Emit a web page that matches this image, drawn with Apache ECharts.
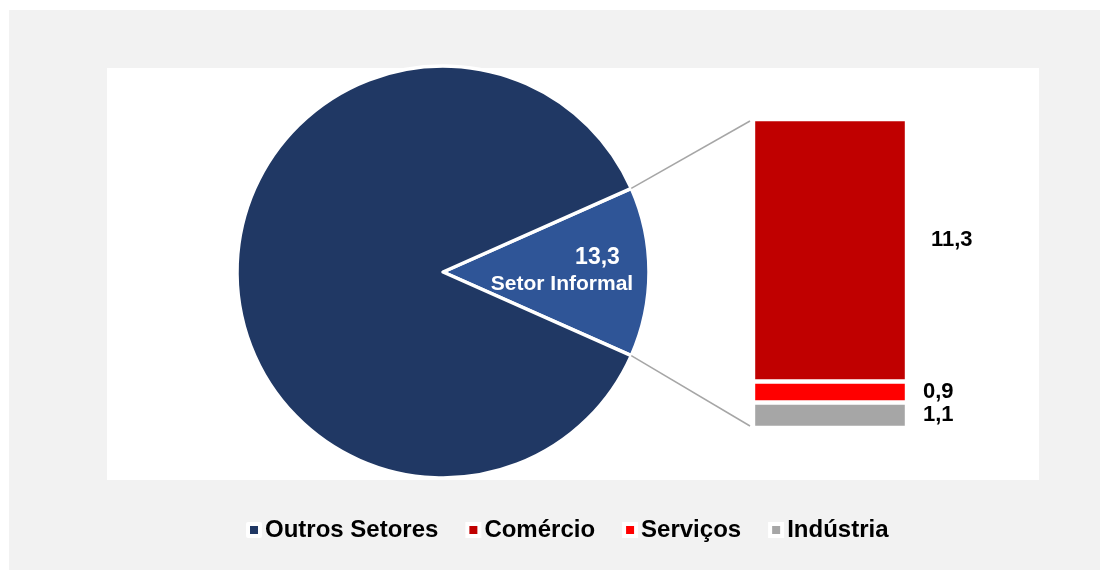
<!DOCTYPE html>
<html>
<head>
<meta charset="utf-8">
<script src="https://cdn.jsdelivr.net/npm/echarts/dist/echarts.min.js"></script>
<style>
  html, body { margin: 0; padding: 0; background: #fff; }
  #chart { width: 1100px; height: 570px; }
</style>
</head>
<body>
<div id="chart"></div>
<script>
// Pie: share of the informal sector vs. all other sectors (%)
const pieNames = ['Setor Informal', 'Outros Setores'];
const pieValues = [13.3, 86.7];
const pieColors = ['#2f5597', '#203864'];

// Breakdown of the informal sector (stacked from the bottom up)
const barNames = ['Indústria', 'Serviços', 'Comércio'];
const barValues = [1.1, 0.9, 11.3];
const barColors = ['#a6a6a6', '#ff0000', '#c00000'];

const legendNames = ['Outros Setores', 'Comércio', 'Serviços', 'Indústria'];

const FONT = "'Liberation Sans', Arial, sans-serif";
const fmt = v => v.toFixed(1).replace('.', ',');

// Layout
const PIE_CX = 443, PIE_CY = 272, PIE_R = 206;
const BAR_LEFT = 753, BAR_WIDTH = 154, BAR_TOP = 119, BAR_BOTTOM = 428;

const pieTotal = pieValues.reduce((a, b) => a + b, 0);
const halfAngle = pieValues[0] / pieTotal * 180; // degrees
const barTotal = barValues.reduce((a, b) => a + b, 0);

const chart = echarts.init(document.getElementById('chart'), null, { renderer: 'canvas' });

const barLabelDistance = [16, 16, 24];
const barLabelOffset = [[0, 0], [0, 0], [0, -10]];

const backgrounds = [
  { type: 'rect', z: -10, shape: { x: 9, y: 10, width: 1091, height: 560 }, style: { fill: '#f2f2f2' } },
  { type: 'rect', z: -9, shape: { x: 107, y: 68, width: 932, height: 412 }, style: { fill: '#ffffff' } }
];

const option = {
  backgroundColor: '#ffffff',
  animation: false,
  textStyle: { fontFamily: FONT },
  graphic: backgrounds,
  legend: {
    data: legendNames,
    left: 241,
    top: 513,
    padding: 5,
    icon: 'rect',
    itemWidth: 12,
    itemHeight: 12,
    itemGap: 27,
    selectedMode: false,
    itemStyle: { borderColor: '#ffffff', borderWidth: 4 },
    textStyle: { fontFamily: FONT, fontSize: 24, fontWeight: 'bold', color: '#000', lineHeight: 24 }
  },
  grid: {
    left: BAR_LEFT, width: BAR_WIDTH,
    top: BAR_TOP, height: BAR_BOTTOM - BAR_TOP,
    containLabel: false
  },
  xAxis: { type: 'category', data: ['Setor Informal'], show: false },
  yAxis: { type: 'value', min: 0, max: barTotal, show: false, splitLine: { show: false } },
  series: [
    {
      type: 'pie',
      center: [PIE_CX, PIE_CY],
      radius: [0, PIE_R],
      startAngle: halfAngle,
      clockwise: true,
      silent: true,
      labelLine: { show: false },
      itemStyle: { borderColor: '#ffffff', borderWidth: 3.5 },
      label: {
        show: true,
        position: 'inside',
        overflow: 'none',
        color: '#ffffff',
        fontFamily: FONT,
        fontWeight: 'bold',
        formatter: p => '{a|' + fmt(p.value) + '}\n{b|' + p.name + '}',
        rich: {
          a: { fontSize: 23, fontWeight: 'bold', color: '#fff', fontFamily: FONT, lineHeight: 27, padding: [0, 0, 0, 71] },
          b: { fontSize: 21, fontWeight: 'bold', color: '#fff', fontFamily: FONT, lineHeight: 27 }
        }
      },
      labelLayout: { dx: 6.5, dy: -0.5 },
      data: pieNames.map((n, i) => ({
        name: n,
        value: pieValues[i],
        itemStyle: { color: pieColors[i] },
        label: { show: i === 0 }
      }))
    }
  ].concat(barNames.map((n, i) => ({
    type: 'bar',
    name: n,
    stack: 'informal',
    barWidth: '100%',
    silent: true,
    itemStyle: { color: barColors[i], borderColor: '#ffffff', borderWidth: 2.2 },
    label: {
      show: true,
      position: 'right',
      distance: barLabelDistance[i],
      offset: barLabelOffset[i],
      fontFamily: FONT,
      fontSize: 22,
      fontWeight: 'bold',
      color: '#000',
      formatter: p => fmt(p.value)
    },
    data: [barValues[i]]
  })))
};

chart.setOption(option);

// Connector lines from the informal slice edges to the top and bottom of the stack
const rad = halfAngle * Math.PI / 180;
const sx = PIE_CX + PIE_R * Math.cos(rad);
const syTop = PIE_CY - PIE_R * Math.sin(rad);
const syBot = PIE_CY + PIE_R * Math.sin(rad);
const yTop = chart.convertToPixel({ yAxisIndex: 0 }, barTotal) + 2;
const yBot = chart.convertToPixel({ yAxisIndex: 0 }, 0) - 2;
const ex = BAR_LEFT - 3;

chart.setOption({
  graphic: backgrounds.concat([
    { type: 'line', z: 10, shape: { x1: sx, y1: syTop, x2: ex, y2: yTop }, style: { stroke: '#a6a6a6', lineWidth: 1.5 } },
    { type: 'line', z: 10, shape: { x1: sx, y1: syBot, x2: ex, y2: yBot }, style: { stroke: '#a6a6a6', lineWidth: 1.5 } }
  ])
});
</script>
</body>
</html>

----

Go from the first line of the listing to the line holding "const pieColors = ['#2f5597', '#203864'];" and, please, transcribe those lines exactly, both included, with no pictures.

Emit a web page that matches this image, drawn with Apache ECharts.
<!DOCTYPE html>
<html>
<head>
<meta charset="utf-8">
<script src="https://cdn.jsdelivr.net/npm/echarts/dist/echarts.min.js"></script>
<style>
  html, body { margin: 0; padding: 0; background: #fff; }
  #chart { width: 1100px; height: 570px; }
</style>
</head>
<body>
<div id="chart"></div>
<script>
// Pie: share of the informal sector vs. all other sectors (%)
const pieNames = ['Setor Informal', 'Outros Setores'];
const pieValues = [13.3, 86.7];
const pieColors = ['#2f5597', '#203864'];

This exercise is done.